Indeed, we have managed to cut dwell times at Indonesian ports from the longest in Asia (4-5 days) to 3.45 days or even less than three days. However, at the main ports of Tanjung Priok, Tanjung Emas, Tanjung Perak and Belawan, the dwell time is still above the three-day cap President Jokowi demands. By comparison, in Thailand and Vietnam it is 2-3 days and in Malaysia 1-2 days.
We have also recorded a sharp increase in the volume of shipments nationally and for export purposes. Direct export services of state-owned port management company PT Pelindo IV in eastern Indonesian regions have reduced export costs from domestic ports to the ports of destinations abroad by half and cut the distribution time of the goods to 20 days. The same can be seen in the government’s efforts to optimize sea lanes for inter-island transportation and to reinvigorate the small-scale shipping business.
However, we realize that building connectivity is not as easy as flipping a switch. Commitment and co-ordination are important, because frequent constraints include the absence of central-regional policy coordination and the administrative ego of ministries/institutions.

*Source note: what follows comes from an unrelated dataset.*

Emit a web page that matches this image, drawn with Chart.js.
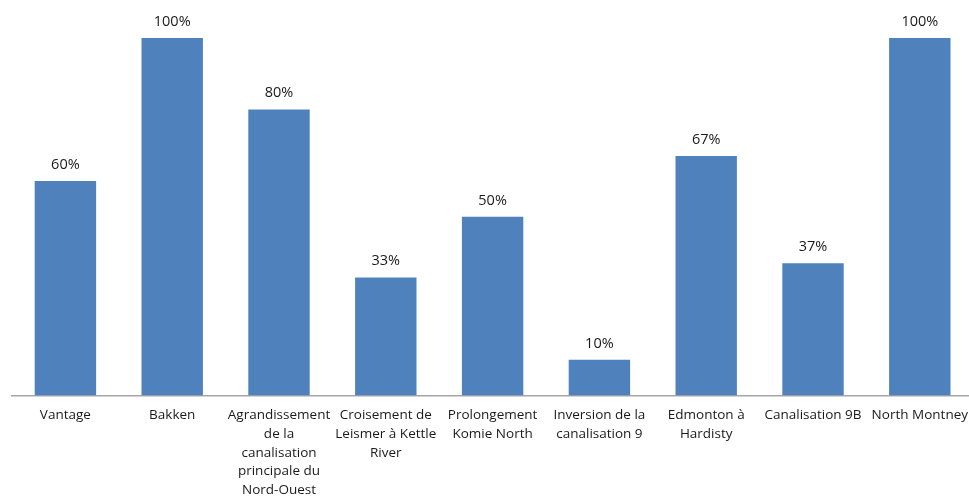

The high cost of logistics shows that dozens of economic policy packages launched by the government to support the national investment climate have not fully dealt with the biggest complaints of investors/businesspeople. Our homework is to untie the knots that have become the source of difficulties in reducing logistics costs and to speed up national connectivity through the development of an efficient and effective logistics system, which is linked to a reliable logistics and the development of a reliable national logistics information system.